Père de deux enfants, il souhaite que ces derniers soient éduqués au fait que « la privation de liberté n’est pas un spectacle. »
Même constat pour une autre membre du collectif. Mère de famille, habitant Vaulx-en-Velin depuis huit ans, elle a rencontré Mathieu dans une marche pour le climat. Progressivement sensibilisée aux questions écologiques, elle a éduqué sa fille dans ces valeurs.
« Le message est clair : quand un enfant sait ce qui se passe dans un cirque, il ne veut pas y aller, affirme-t-elle. Quand nous étions enfants, nous ne savions pas. Maintenant nous savons. »
Sur ce point, Edmond Zavatta (lire par ailleurs) répond que ses animaux sont suivis par les services de la Direction départementale de protection des populations qui « effectuent des opérations de contrôle tous les trois mois ».
Il se place lui-même en « défenseur du bien-être animal ».
« Quand ils reviennent dans leur milieu naturel, ces bêtes sont souvent victimes de braconnage », rappelle-t-il.
Dès que possible, les animaux sont mis dans des plus grands enclos, ils sont gardés, à leur retraite, dans des espaces plus grands, les véhicules sont aménagés pour eux… Bref, le maximum est fait, selon lui.
Pour le reste : « Nous n’allons pas contre la loi », rappelle-t-il.
Un potentiel nouveau sujet pour EELV à Vaulx-en-Velin
Là-dessus, le collectif rappelle qu’il ne cible pas le cirque Zavatta en particulier mais tous ceux faisant travailler des animaux. Dans cette optique, le collectif cherche à s’étoffer et à se structurer. Une page Facebook a été créé mardi 17 août en ce sens. Elle est gérée par quatre membres du collectif.

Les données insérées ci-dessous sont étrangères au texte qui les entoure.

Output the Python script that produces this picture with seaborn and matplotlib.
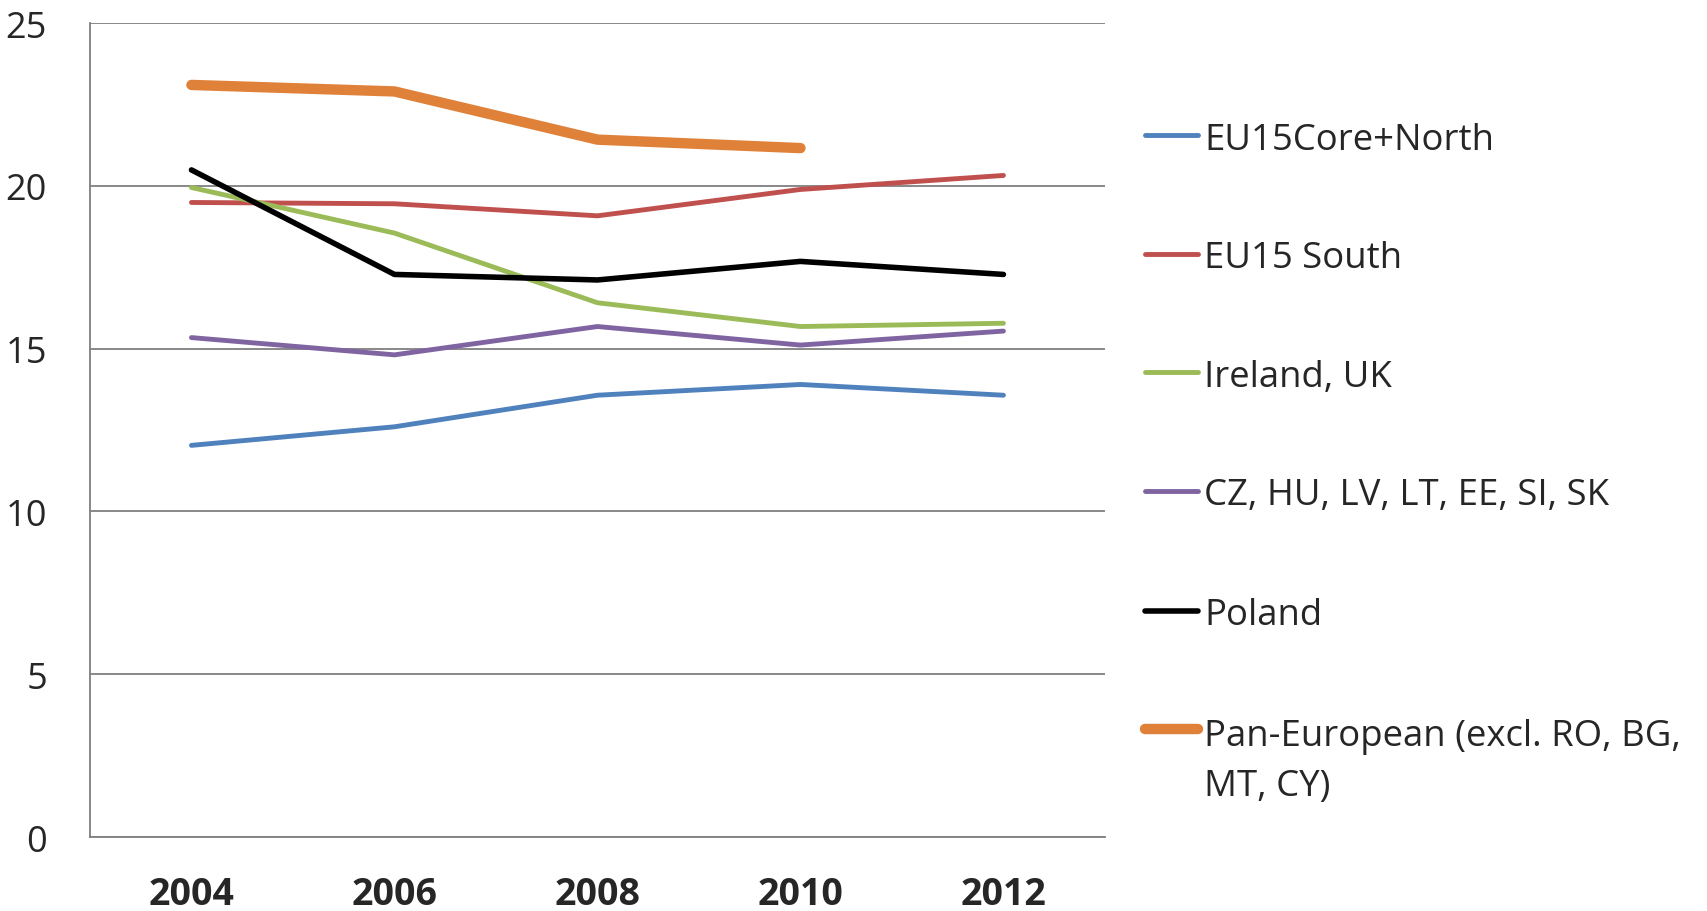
import matplotlib
matplotlib.use("Agg")
import matplotlib.pyplot as plt
from matplotlib.lines import Line2D
import numpy as np
import pandas as pd
import seaborn as sns

years = ["2004", "2006", "2008", "2010", "2012"]
series_names = [
    "EU15Core+North",
    "EU15 South",
    "Ireland, UK",
    "CZ, HU, LV, LT, EE, SI, SK",
    "Poland",
    "Pan-European (excl. RO, BG,\nMT, CY)",
]
eu15_core_north = [12.03, 12.6, 13.57, 13.9, 13.57]
eu15_south = [19.49, 19.45, 19.08, 19.89, 20.32]
ireland_uk = [19.95, 18.55, 16.41, 15.68, 15.78]
cee = [15.34, 14.81, 15.68, 15.11, 15.54]
poland = [20.49, 17.28, 17.11, 17.68, 17.28]
pan_european = [23.1, 22.9, 21.42, 21.16, np.nan]

colors = ["#4F81BD", "#C0504D", "#9BBB59", "#8064A2", "#000000", "#E0813A"]
widths = [3.5, 3.5, 3.5, 3.5, 4.0, 7.5]

values = [eu15_core_north, eu15_south, ireland_uk, cee, poland, pan_european]
rows = []
for name, vals in zip(series_names, values):
    for i, v in enumerate(vals):
        rows.append({"series": name, "pos": i, "value": v})
df = pd.DataFrame(rows)

sns.set_style("white")
plt.rcParams["font.family"] = ["Open Sans", "DejaVu Sans"]

fig = plt.figure(figsize=(17.07, 9.12), dpi=100)
ax = fig.add_axes([0.0527, 0.0811, 0.5946, 0.8925])

for name, c, lw in zip(series_names, colors, widths):
    sub = df[df["series"] == name].dropna()
    sns.lineplot(data=sub, x="pos", y="value", color=c, linewidth=lw, ax=ax,
                 legend=False, sort=False, solid_capstyle="round")

ax.set_xlim(-0.5, 4.5)
ax.set_ylim(0, 25)
ax.set_yticks([0, 5, 10, 15, 20, 25])
ax.set_yticklabels(["0", "5", "10", "15", "20", "25"], fontsize=26)
ax.set_xticks(range(len(years)))
ax.set_xticklabels(years, fontsize=27, fontweight="bold")
ax.set_xticks(np.arange(-0.5, 5.0, 1.0), minor=True)
ax.tick_params(axis="x", which="major", length=0, pad=27)
ax.tick_params(axis="x", which="minor", length=12, width=1.2, color="#7F7F7F", direction="out")
ax.tick_params(axis="y", length=12, width=1.2, color="#7F7F7F", direction="out", pad=19)
ax.set_xlabel("")
ax.set_ylabel("")
ax.yaxis.grid(True, color="#7F7F7F", linewidth=1.3)
ax.set_axisbelow(True)
for s in ["top", "right"]:
    ax.spines[s].set_visible(False)
for s in ["left", "bottom"]:
    ax.spines[s].set_color("#7F7F7F")
    ax.spines[s].set_linewidth(1.3)

# legend, drawn by hand to match the spacing of the original
leg_x0, leg_x1, txt_x = 1145 / 1707, 1198 / 1707, 1204 / 1707
leg_y = [136, 255, 373, 492, 612, 730]
for name, c, lw, yp in zip(series_names, colors, widths, leg_y):
    y = 1 - yp / 912
    fig.add_artist(Line2D([leg_x0, leg_x1], [y, y], color=c, linewidth=lw,
                          solid_capstyle="round", transform=fig.transFigure))
    ty = y - 21 / 912 if "\n" in name else y
    fig.text(txt_x, ty, name, fontsize=26.3, va="center_baseline", ha="left", linespacing=1.5)

fig.savefig("out.png", dpi=100)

En attendant, leur message a déjà une répercussion dans la politique vaudaise. À Vaulx, une des rares villes où les socialistes et écologistes ne s’étaient pas alliés au deuxième tour des élections municipales de 2020, l’opposition EELV pourrait bien se saisir de la question lors d’un prochain conseil. Son ancienne tête de liste, et aujourd’hui conseiller municipal Richard Marion, n’a en tout cas pas manqué de partager le communiqué sur les réseaux sociaux.